Wuterich was the marine squad leader at the time of the killings

Eight US marines have been charged over the deaths of 24 Iraqi civilians in the town of Haditha last year.

Four are accused of unpremeditated murder and four others are charged with attempting to cover up the incident.

Men, women and children were killed by marines who said they were under attack from insurgents at the time.

Meanwhile, US Secretary of State Condoleezza Rice has said that despite the cost in lives and money, the war in Iraq has been "worth the investment".

She told the Associated Press news agency that this was because once Iraq emerged as a stabilising factor it would produce a very different kind of Middle East.

The BBC Washington correspondent says the comments show that, despite the calls of many advising the White House to treat the Arab-Israeli conflict as the real key to peace, Ms Rice still clearly believes that Iraq should be the centrepiece of US Middle East policy.

Leadership debate

Squad leader Staff Sgt Frank Wuterich has been charged with the unpremeditated murder of 12 Iraqis and ordering his troops to kill six people, his lawyer Neal Puckett said.

Lance Cpl Justin Sharratt has also been charged with three such counts, his legal representatives say.

It is the biggest US criminal case to emerge from the war in Iraq in terms of Iraqis killed.

The US military initially said the civilians died in unrest. If found guilty of second-degree murder, the marines could face life imprisonment.

The BBC's Nick Miles in Washington says the case has provoked debate about the training and leadership of American troops in Iraq and the way in which counter-insurgency operations are being conducted there.

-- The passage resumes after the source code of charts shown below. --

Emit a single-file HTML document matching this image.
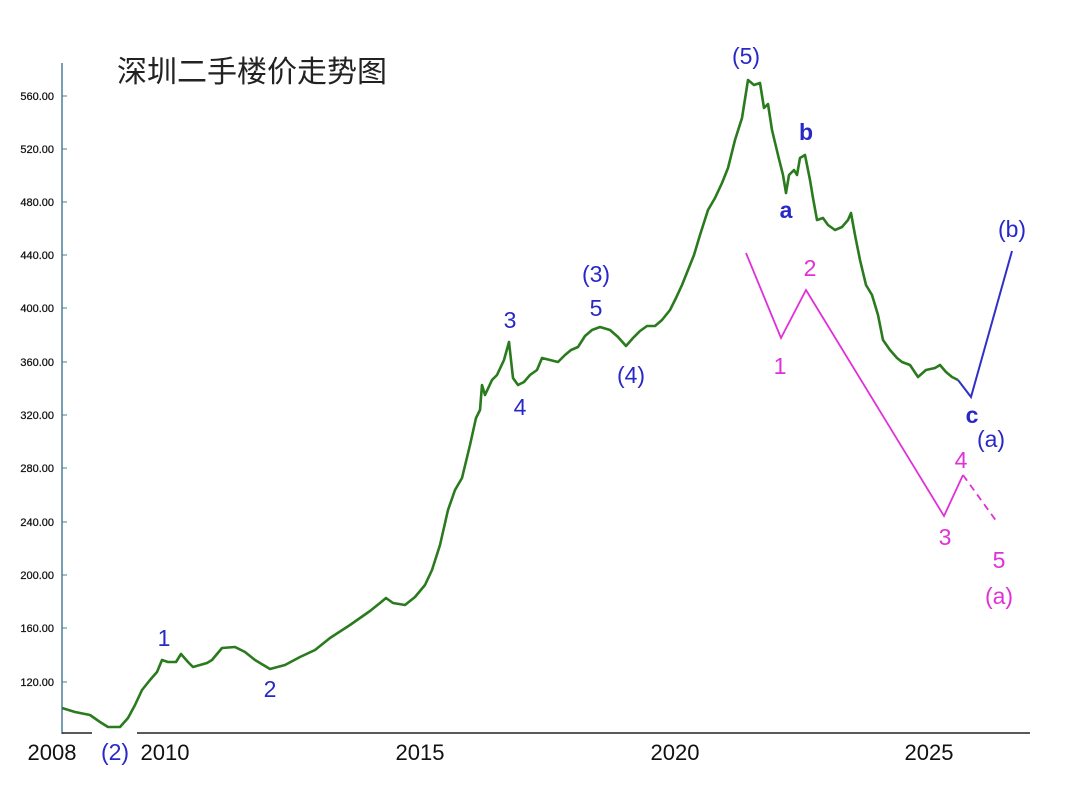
<!DOCTYPE html>
<html><head><meta charset="utf-8"><style>
html,body{margin:0;padding:0;background:#fff;}
svg text{font-family:"Liberation Sans","Noto Sans CJK SC",sans-serif;}
</style></head><body>
<svg width="1080" height="785" viewBox="0 0 1080 785" xmlns="http://www.w3.org/2000/svg">
<rect width="1080" height="785" fill="#fff"/>
<text x="117" y="82" font-size="30" fill="#222">深圳二手楼价走势图</text>
<line x1="62" y1="63" x2="62" y2="734" stroke="#4a7f9a" stroke-width="1.5"/>
<g stroke="#4a7f9a" stroke-width="1">
<line x1="62" y1="96" x2="67" y2="96"/><line x1="62" y1="149" x2="67" y2="149"/><line x1="62" y1="202" x2="67" y2="202"/><line x1="62" y1="255" x2="67" y2="255"/><line x1="62" y1="308" x2="67" y2="308"/><line x1="62" y1="362" x2="67" y2="362"/><line x1="62" y1="415" x2="67" y2="415"/><line x1="62" y1="468" x2="67" y2="468"/><line x1="62" y1="522" x2="67" y2="522"/><line x1="62" y1="575" x2="67" y2="575"/><line x1="62" y1="628" x2="67" y2="628"/><line x1="62" y1="682" x2="67" y2="682"/>
</g>
<g font-size="11" fill="#111" text-anchor="end" stroke="#111" stroke-width="0.25">
<text x="54" y="100">560.00</text><text x="54" y="153">520.00</text><text x="54" y="206">480.00</text><text x="54" y="259">440.00</text><text x="54" y="312">400.00</text><text x="54" y="366">360.00</text><text x="54" y="419">320.00</text><text x="54" y="472">280.00</text><text x="54" y="526">240.00</text><text x="54" y="579">200.00</text><text x="54" y="632">160.00</text><text x="54" y="686">120.00</text>
</g>
<line x1="62" y1="733" x2="92" y2="733" stroke="#222" stroke-width="1.5"/>
<line x1="137" y1="733" x2="1030" y2="733" stroke="#222" stroke-width="1.5"/>
<g font-size="22" fill="#111" text-anchor="middle">
<text x="52" y="760">2008</text><text x="165" y="760">2010</text><text x="420" y="760">2015</text><text x="675" y="760">2020</text><text x="929" y="760">2025</text>
</g>
<polyline fill="none" stroke="#2a7a1e" stroke-width="2.6" stroke-linejoin="round" points="62,708 75,712 90,715 100,722 108,727 120,727 128,718 135,705 142,690 150,680 157,672 162,660 168,662 176,662 181,654 188,662 193,667 200,665 207,663 212,660 222,648 235,647 245,652 255,660 270,669 285,665 300,657 315,650 330,638 350,625 370,611 380,603 386,598 393,603 405,605 415,597 425,585 432,570 440,545 448,510 455,490 462,478 470,445 476,418 480,410 482,385 485,395 492,380 497,375 504,360 509,342 513,378 518,385 524,382 530,375 537,370 542,358 550,360 558,362 565,355 571,350 578,347 585,336 592,330 600,327 610,330 618,337 626,346 633,338 640,331 647,326 655,326 662,320 670,310 676,298 682,285 688,270 694,255 700,235 708,210 715,198 722,183 728,168 735,140 742,118 748,80 754,85 760,83 764,108 768,104 772,130 778,155 783,175 786,193 789,175 794,170 797,175 800,158 805,155 810,180 813,198 817,220 823,218 828,225 835,230 842,227 848,220 851,213 855,235 860,260 866,285 872,295 878,315 883,340 890,350 897,358 902,362 910,365 918,377 926,370 935,368 940,365 946,372 952,377 958,380"/>
<polyline fill="none" stroke="#3030c8" stroke-width="2" points="958,380 971,397 1012,251"/>
<polyline fill="none" stroke="#e030d8" stroke-width="1.8" points="746,253 781,338 806,290 944,516 963,475"/>
<line x1="963" y1="475" x2="997" y2="522" stroke="#e030d8" stroke-width="1.8" stroke-dasharray="7,5"/>
<g font-size="23" fill="#2828c8" text-anchor="middle">
<text x="115" y="760">(2)</text>
<text x="164" y="646">1</text>
<text x="270" y="697">2</text>
<text x="510" y="328">3</text>
<text x="520" y="415">4</text>
<text x="596" y="316">5</text>
<text x="596" y="282">(3)</text>
<text x="631" y="383">(4)</text>
<text x="746" y="64">(5)</text>
<text x="786" y="218" font-weight="bold">a</text>
<text x="806" y="140" font-weight="bold">b</text>
<text x="972" y="423" font-weight="bold">c</text>
<text x="991" y="447">(a)</text>
<text x="1012" y="237">(b)</text>
</g>
<g font-size="23" fill="#e030d8" text-anchor="middle">
<text x="780" y="374">1</text>
<text x="810" y="276">2</text>
<text x="945" y="545">3</text>
<text x="961" y="468">4</text>
<text x="999" y="568">5</text>
<text x="999" y="604">(a)</text>
</g>
</svg>
</body></html>
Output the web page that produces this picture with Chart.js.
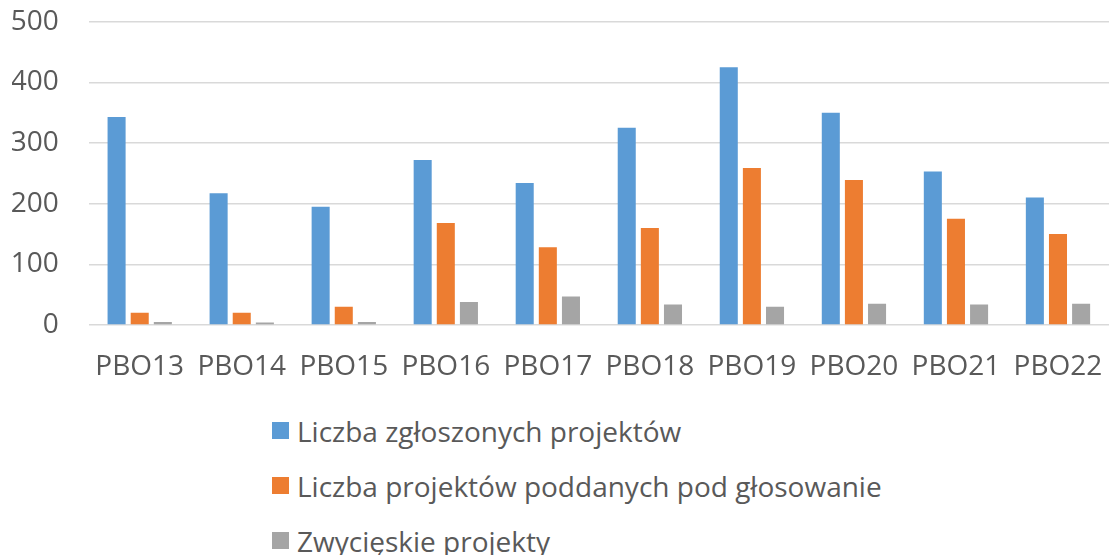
<!DOCTYPE html>
<html>
<head>
<meta charset="utf-8">
<script src="https://cdn.jsdelivr.net/npm/chart.js@4"></script>
<style>
    html, body { margin: 0; padding: 0; background: #ffffff; }
    #wrap { position: relative; width: 1109px; height: 555px; overflow: hidden; }
    #chart-box { position: absolute; left: 0; top: 0; width: 1109px; height: 385px; }
    #legend { position: absolute; left: 272px; top: 403px; font-family: "Open Sans", sans-serif; font-size: 28px; color: #595959; }
    #legend .item { display: flex; align-items: center; height: 55px; white-space: nowrap; }
    #legend .box { width: 17px; height: 17px; margin-right: 8px; }
</style>
</head>
<body>
<div id="wrap">
    <div id="chart-box"><canvas id="graph"></canvas></div>
    <div id="legend"></div>
</div>
<script>
// ========================== Data ==========================
const categories = ["PBO13", "PBO14", "PBO15", "PBO16", "PBO17", "PBO18", "PBO19", "PBO20", "PBO21", "PBO22"];
const submitted = [343, 217, 195, 272, 234, 325, 425, 350, 253, 210];
const putToVote = [20, 20, 30, 168, 128, 160, 259, 239, 175, 150];
const winners = [5, 4, 5, 38, 47, 34, 30, 35, 34, 35];
const seriesNames = ["Liczba zgłoszonych projektów", "Liczba projektów poddanych pod głosowanie", "Zwycięskie projekty"];
const seriesColors = ["#5b9bd5", "#ed7d31", "#a5a5a5"];

// ========================== Chart ==========================
const ctx = document.getElementById("graph").getContext("2d");
const tickFont = { family: "'Open Sans', sans-serif", size: 28 };

const chart = new Chart(ctx, {
    type: "bar",
    data: {
        labels: categories,
        datasets: [
            { label: seriesNames[0], data: submitted, backgroundColor: seriesColors[0] },
            { label: seriesNames[1], data: putToVote, backgroundColor: seriesColors[1] },
            { label: seriesNames[2], data: winners, backgroundColor: seriesColors[2] }
        ]
    },
    options: {
        responsive: true,
        maintainAspectRatio: false,
        animation: false,
        categoryPercentage: 0.68,
        barPercentage: 0.78,
        layout: { padding: { top: 0, left: 12, right: 0, bottom: 0 } },
        plugins: {
            legend: { display: false },
            tooltip: { enabled: false }
        },
        scales: {
            x: {
                grid: { display: false, drawTicks: false },
                border: { display: false },
                ticks: { font: tickFont, color: "#595959", padding: 25, maxRotation: 0, autoSkip: false },
                afterFit: (scale) => {
                    // fixed axis height, no side padding for the end labels
                    scale.height = 60;
                    scale.paddingLeft = 0;
                    scale.paddingRight = 0;
                }
            },
            y: {
                min: 0,
                max: 500,
                grid: { color: "#d9d9d9", lineWidth: 1.5, drawTicks: false },
                border: { display: false },
                ticks: { stepSize: 100, font: tickFont, color: "#595959", padding: 30 },
                afterFit: (scale) => {
                    scale.width = 76.7;
                    scale.paddingTop = 21.7;
                    scale.paddingBottom = 0;
                }
            }
        }
    }
});

// ========================== Legend (vertical list) ==========================
const legend = document.getElementById("legend");
chart.data.datasets.forEach((ds) => {
    const item = document.createElement("div");
    item.className = "item";
    item.innerHTML = `<span class="box" style="background:${ds.backgroundColor}"></span><span>${ds.label}</span>`;
    legend.appendChild(item);
});
</script>
</body>
</html>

The defence team say a group of marines from Kilo Company in America's First Marine Division were engaged in a furious battle on 19 November 2005 in Haditha after a roadside bomb exploded, killing one marine and injuring two others.

It is known that five unarmed men were shot dead in a car when they approached the scene in a taxi and others, including women and children, died in three houses over the next few hours.

Those who died included a 76-year-old man and a three-year-old child. There were also several women among the dead.

An initial marine press statement said that some civilians were killed in the initial explosion and others in crossfire by insurgents.

But local people say that there were no bullets fired other than by the marines.

The defence lawyers accept that innocent civilians may have died during the chaos but they deny premeditated killing.

Iraqi Prime Minister Nouri Maliki has called the deaths a "terrible crime".

Dangerous place

According to the charge sheets, Sgt Wuterich ordered his men to "shoot first and ask questions later" when they entered a house, the Associated Press news agency reported.

The official US version differs widely from that of locals and the media
There was no full US investigation into what happened until three months later when video footage that was taken by a local human rights activist of the aftermath reached Time Magazine.

Once their report showed flaws in the initial marine statement, an investigation began.

The Haditha inquiry is just one of a number the US military has been conducting into incidents of alleged unlawful killings by US forces in Iraq.

Haditha, 96km (60 miles) north of Baghdad, is the furthest in a string of settlements up the Euphrates that have been prominent in the Sunni insurgency.

Anbar province, which includes Haditha, remains the most dangerous place in Iraq for Americans.

About 100 US troops have been killed there since August this year.